Alternatives & Substitutions

  • **Different Chocolate?** Absolutely! Milk chocolate will be sweeter, white chocolate is a whole different vibe. Just remember, the higher the cacao percentage, the less sugar in the chocolate itself, which can affect consistency slightly. You might need a *tiny* bit less cream with milk/white chocolate, but honestly, for truffles, the difference is usually negligible for home cooks.
  • **Other Coatings?** Oh, the possibilities! Cocoa powder (classic!), chopped nuts (pistachios are divine!), shredded coconut, powdered sugar, sprinkles, or even a drizzle of white chocolate for extra pizzazz.
  • **Make it Boozy:** Want to adult these up? Add a splash of liqueur (raspberry liqueur, Grand Marnier, Kahlua) to the ganache with the vanilla. About 1-2 tablespoons should do the trick!
  • **Dairy-Free?** You can totally make these vegan!
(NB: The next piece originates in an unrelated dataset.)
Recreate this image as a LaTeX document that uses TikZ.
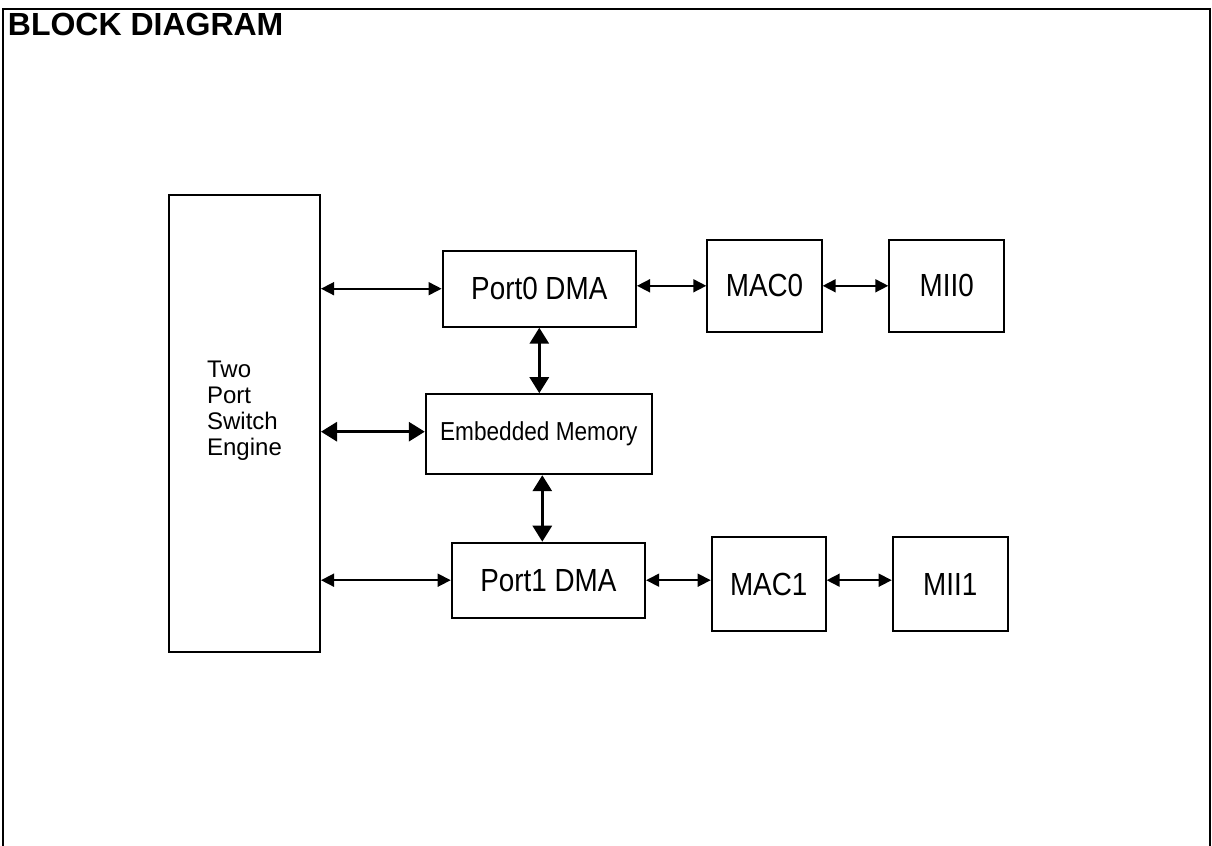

Use a high-quality dark chocolate (check ingredients for dairy) and substitute heavy cream with full-fat coconut cream (the thick stuff from a can, chilled overnight, scoop out the solid part). Use plant-based butter.

FAQ (Frequently Asked Questions)

  • **”Can I make these ahead of time?”** Oh, honey, yes! These are perfect for making days in advance. They’ll keep beautifully.
  • **”How long do they last?”** Stored in an airtight container in the fridge, they’re good for up to 2 weeks. If they last that long, you’re a stronger person than I am.
  • **”Can I freeze them?”** You bet! Freeze them on a parchment-lined tray until solid, then transfer to an airtight container or freezer bag. They’ll last for a couple of months. Thaw in the fridge.
  • **”My ganache is grainy! What happened?”** Usually, this means your chocolate got too hot or wasn’t stirred enough. A quick fix: add a tablespoon of hot cream and stir vigorously, or gently warm over a double boiler, stirring constantly until smooth.
  • **”I can’t find freeze-dried raspberries. Help!”** No worries! You can skip the raspberry coating and use any of the alternatives suggested above, or try rolling them in cocoa powder for a classic look. Or even make your own raspberry powder by drying fresh raspberries in a dehydrator if you’re *really* feeling ambitious (but seriously, just buy them).
  • **”Are these healthy?”** …Did you just ask that about chocolate truffles? Bless your heart. Let’s just say they’re healthy for your soul. **FYI, everything in moderation, right?** 😉

Final Thoughts

So there you have it, your new superpower: making ridiculously delicious, beautiful chocolate truffles with a zesty raspberry kick. These aren’t just desserts; they’re tiny expressions of joy that say, ‘I’m sophisticated, but I also know how to have a good time.’ Now go forth and create! Impress your friends, bribe your boss, or simply hoard them all for yourself (no judgment here). You totally deserve it!